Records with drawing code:
------

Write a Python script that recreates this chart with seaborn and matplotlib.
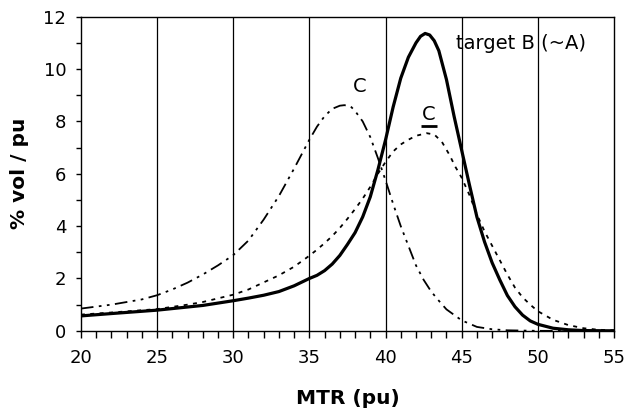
import numpy as np
import pandas as pd
import matplotlib
matplotlib.use("Agg")
import matplotlib.pyplot as plt
import seaborn as sns

# Volume fraction distributions over MTR (pu)
x_target = [20, 22, 25, 28, 30, 31, 32, 33, 34, 35, 35.5, 36, 36.5, 37, 37.5, 38, 38.5, 39,
            39.5, 40, 40.5, 41, 41.5, 42, 42.3, 42.6, 42.9, 43.2, 43.5, 44, 44.5, 45, 45.5,
            46, 46.5, 47, 47.5, 48, 48.5, 49, 49.5, 50, 51, 52, 53, 55]
y_target = [0.57, 0.66, 0.79, 0.97, 1.15, 1.25, 1.36, 1.5, 1.72, 2.0, 2.12, 2.3, 2.55, 2.88,
            3.3, 3.75, 4.35, 5.12, 6.15, 7.29, 8.55, 9.65, 10.45, 11.0, 11.25, 11.36, 11.3,
            11.08, 10.7, 9.6, 8.2, 6.9, 5.6, 4.35, 3.4, 2.6, 1.95, 1.35, 0.92, 0.6, 0.38,
            0.25, 0.1, 0.04, 0.01, 0.0]

x_c = [20, 22, 24, 25, 26, 27, 28, 29, 30, 31, 32, 33, 34, 35, 35.5, 36, 36.5, 37, 37.3,
       37.7, 38, 38.5, 39, 39.5, 40, 40.5, 41, 41.5, 42, 42.5, 43, 43.5, 44, 45, 46, 47, 48,
       50, 55]
y_c = [0.85, 1.0, 1.2, 1.36, 1.58, 1.84, 2.15, 2.5, 2.89, 3.45, 4.25, 5.15, 6.2, 7.3, 7.8,
       8.2, 8.48, 8.6, 8.62, 8.58, 8.4, 8.0, 7.4, 6.6, 5.75, 4.85, 4.0, 3.25, 2.5, 1.95,
       1.5, 1.15, 0.82, 0.4, 0.15, 0.06, 0.02, 0.0, 0.0]

x_cbar = [20, 22, 25, 27, 28, 30, 31, 32, 33, 34, 35, 35.5, 36, 36.5, 37, 37.5, 38, 38.5,
          39, 39.5, 40, 40.5, 41, 41.5, 42, 42.7, 43.2, 43.7, 44.2, 44.6, 45, 45.5, 46,
          46.5, 47, 47.5, 48, 48.5, 49, 49.5, 50, 51, 52, 53, 54, 55]
y_cbar = [0.62, 0.7, 0.83, 1.0, 1.1, 1.38, 1.58, 1.85, 2.12, 2.45, 2.87, 3.1, 3.35, 3.62,
          3.93, 4.28, 4.65, 5.05, 5.5, 6.0, 6.45, 6.85, 7.12, 7.3, 7.45, 7.55, 7.5, 7.22,
          6.72, 6.25, 5.85, 5.2, 4.45, 3.8, 3.25, 2.7, 2.15, 1.65, 1.28, 1.0, 0.75, 0.42,
          0.22, 0.1, 0.04, 0.02]

xticks = [20, 25, 30, 35, 40, 45, 50, 55]
yticks = [0, 2, 4, 6, 8, 10, 12]

sns.set_theme(style="ticks")
plt.rcParams["font.family"] = ["DejaVu Sans"]

fig = plt.figure(figsize=(6.32, 4.12), dpi=100)
ax = fig.add_axes([0.128, 0.197, 0.8435, 0.7625])

# vertical grid lines at the inner major x ticks
for xv in xticks[1:-1]:
    ax.axvline(xv, color="black", lw=0.9, zorder=1)

df_t = pd.DataFrame({"MTR": x_target, "vol": y_target})
df_c = pd.DataFrame({"MTR": x_c, "vol": y_c})
df_cb = pd.DataFrame({"MTR": x_cbar, "vol": y_cbar})

sns.lineplot(data=df_c, x="MTR", y="vol", ax=ax, color="black", lw=1.3,
             sort=False, zorder=3)
ax.lines[-1].set_dashes([7, 3, 1.5, 3, 1.5, 3])
sns.lineplot(data=df_cb, x="MTR", y="vol", ax=ax, color="black", lw=1.3,
             sort=False, zorder=3)
ax.lines[-1].set_dashes([2.2, 3.0])
sns.lineplot(data=df_t, x="MTR", y="vol", ax=ax, color="black", lw=2.3,
             sort=False, zorder=4)

# curve labels
lab_fs = 14
ax.text(38.3, 9.33, "C", fontsize=lab_fs, ha="center", va="center", color="black")
cx, cy = 42.86, 8.26
ax.text(cx, cy, "C", fontsize=lab_fs, ha="center", va="center", color="black")
ax.plot([cx - 0.5, cx + 0.5], [cy - 0.45, cy - 0.45], color="black", lw=2.0,
        solid_capstyle="butt")
ax.text(44.6, 10.98, "target B (~A)", fontsize=lab_fs, ha="left", va="center",
        color="black", zorder=5)

ax.set_xlim(20, 55)
ax.set_ylim(0, 12)
ax.set_xticks(xticks)
ax.set_yticks(yticks)
ax.set_xticks(np.arange(20, 56, 1), minor=True)
ax.set_yticks(np.arange(1, 12, 2), minor=True)
ax.tick_params(axis="both", which="both", direction="out", width=1,
               color="black", labelsize=13, labelcolor="black")
ax.tick_params(axis="x", which="both", top=False, length=5, pad=8)
ax.tick_params(axis="y", which="both", right=False, length=3.6, pad=7)

for s in ax.spines.values():
    s.set_color("black")
    s.set_linewidth(1.0)
    s.set_visible(True)

ax.set_xlabel("MTR (pu)", fontsize=14.5, fontweight="bold", labelpad=16, color="black")
ax.set_ylabel("% vol / pu", fontsize=14.5, fontweight="bold", labelpad=10, color="black")

fig.savefig("out.png", dpi=100, facecolor="white")
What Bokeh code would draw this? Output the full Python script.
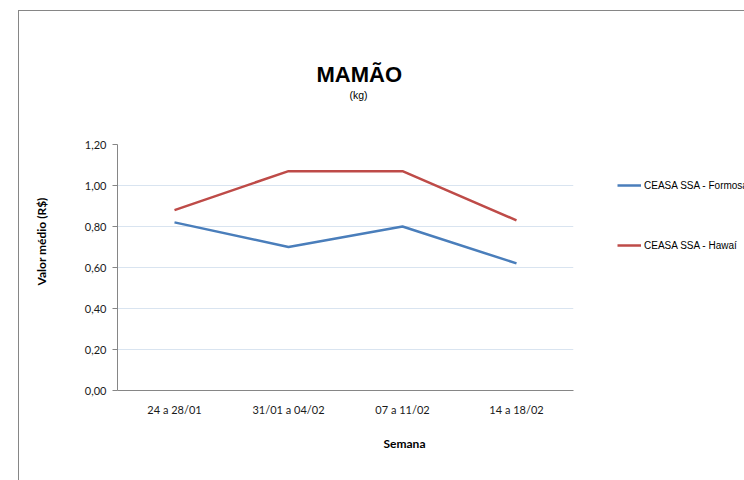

------

Give back exactly the lines from the first line of the data through the line with "import seaborn as sns", pictures excluded.

Write a Python script that recreates this chart with seaborn and matplotlib.
import numpy as np
import pandas as pd
import matplotlib
matplotlib.use("Agg")
import matplotlib.pyplot as plt
import seaborn as sns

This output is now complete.